INIBORNEO.COM, Pontianak – Koalisi aktivis lingkungan dari Indonesia dan Jepang mendesak perusahaan Hanwa Co., Ltd. untuk menghentikan impor bahan bakar biomassa dari Indonesia. Mereka menilai proyek biomassa yang dijalankan justru merusak hutan alam, mengancam keanekaragaman hayati, serta menimbulkan dampak sosial bagi masyarakat lokal. Dalam pernyataannya, para aktivis menyerukan tegas, “Hutan Indonesia bukanlah bahan bakar.”
Desakan ini disampaikan melalui surat permohonan dan kuesioner yang dikirim langsung kepada Hanwa Co., Ltd. Tujuannya agar perusahaan menghentikan impor pelet kayu yang bersumber dari kawasan hutan Indonesia.
Produksi Biomassa Picu Deforestasi
Selama beberapa tahun terakhir, proyek Hutan Tanaman Energi (HTE) berkembang pesat di Indonesia untuk memenuhi kebutuhan bahan bakar biomassa. Luasnya kini mencapai sekitar 1,3 juta hektare. Namun, perluasan ini justru memicu penebangan hutan alam dan konversi lahan menjadi perkebunan monokultur, yang berdampak serius terhadap lingkungan dan kehidupan masyarakat lokal.
Salah satu daerah terdampak adalah Provinsi Gorontalo, yang diketahui menjadi salah satu pemasok utama pelet kayu untuk Hanwa. Menurut sejumlah lembaga lingkungan, ekspansi proyek energi ini dilakukan tanpa melibatkan masyarakat dan berpotensi menghapus ruang hidup mereka.
Warga Tidak Pernah Dilibatkan
Direktur Eksekutif WALHI Gorontalo, Defri Sofyan, mengungkapkan hasil penelitian di dua desa yang wilayahnya tumpang tindih dengan konsesi terkait Hanwa. Ia menegaskan, perusahaan gagal memperoleh Persetujuan Atas Dasar Informasi Sejak Awal Tanpa Paksaan (PADIATAPA) dari masyarakat.

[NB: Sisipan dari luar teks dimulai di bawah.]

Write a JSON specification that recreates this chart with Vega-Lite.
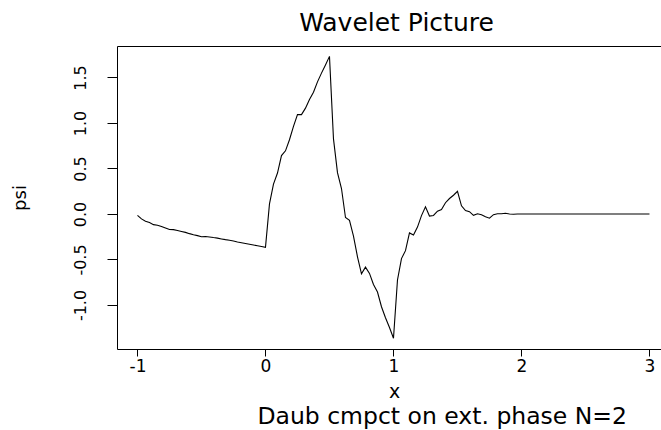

“Sejak awal, komunitas sudah menolak kehadiran perusahaan. Mereka khawatir hutan rusak, banjir dan longsor meningkat, serta kehilangan akses terhadap hutan yang penting untuk mata pencaharian mereka,” ujarnya.
Defri menambahkan, klaim perusahaan soal peningkatan ekonomi warga tidak terbukti. Justru, kualitas lingkungan menurun akibat hilangnya keanekaragaman hayati dan tercemarnya sumber air.
Investigasi Lapangan Ungkap Eksploitasi Hutan
Temuan serupa disampaikan oleh Forest Watch Indonesia (FWI). Juru kampanye FWI, Anggi Putra Prayoga, mengatakan bahwa praktik penebangan besar-besaran di kawasan hutan alam masih terjadi di balik narasi energi hijau.
“Hutan memiliki fungsi penting untuk melindungi kehidupan manusia dari krisis iklim. Tidak ada keberlanjutan jika praktik yang merusak hutan masih dijalankan,” tegas Anggi.
Menurut hasil investigasi lapangan, pemanfaatan kayu dari hutan alam untuk produksi biomassa masih dilakukan secara masif. Hal ini menunjukkan lemahnya pengawasan dan uji tuntas terhadap sumber bahan bakar biomassa yang diekspor ke luar negeri.
Kritik untuk Kebijakan Energi Jepang
Dari Jepang, Friends of the Earth Japan juga mengkritik kebijakan pemerintahnya yang mempromosikan pembangkit listrik biomassa melalui skema Feed-in Tariff (FIT).
Aktivis lingkungan Jepang, Junichi Mishiba, menilai kebijakan ini justru mendorong penebangan hutan di Indonesia atas nama energi terbarukan.
“Skema FIT yang disebut ramah lingkungan ternyata mempercepat konversi hutan alam Indonesia. Pemerintah Jepang dan perusahaan harus sadar, FIT dibiayai oleh publik lewat tagihan listrik, dan sudah saatnya kebijakan ini ditinjau ulang,” ujarnya.
Koalisi lembaga lingkungan dari kedua negara itu menyerukan agar Hanwa Co., Ltd. segera menghentikan impor pelet kayu yang terkait dengan deforestasi dan memastikan seluruh rantai pasoknya mematuhi prinsip keberlanjutan dan hak asasi manusia.
Bagi mereka, proyek biomassa yang dijalankan tanpa menghormati hak masyarakat lokal dan tanpa menjaga kelestarian hutan bukanlah solusi hijau, melainkan bentuk baru dari eksploitasi atas nama energi bersih.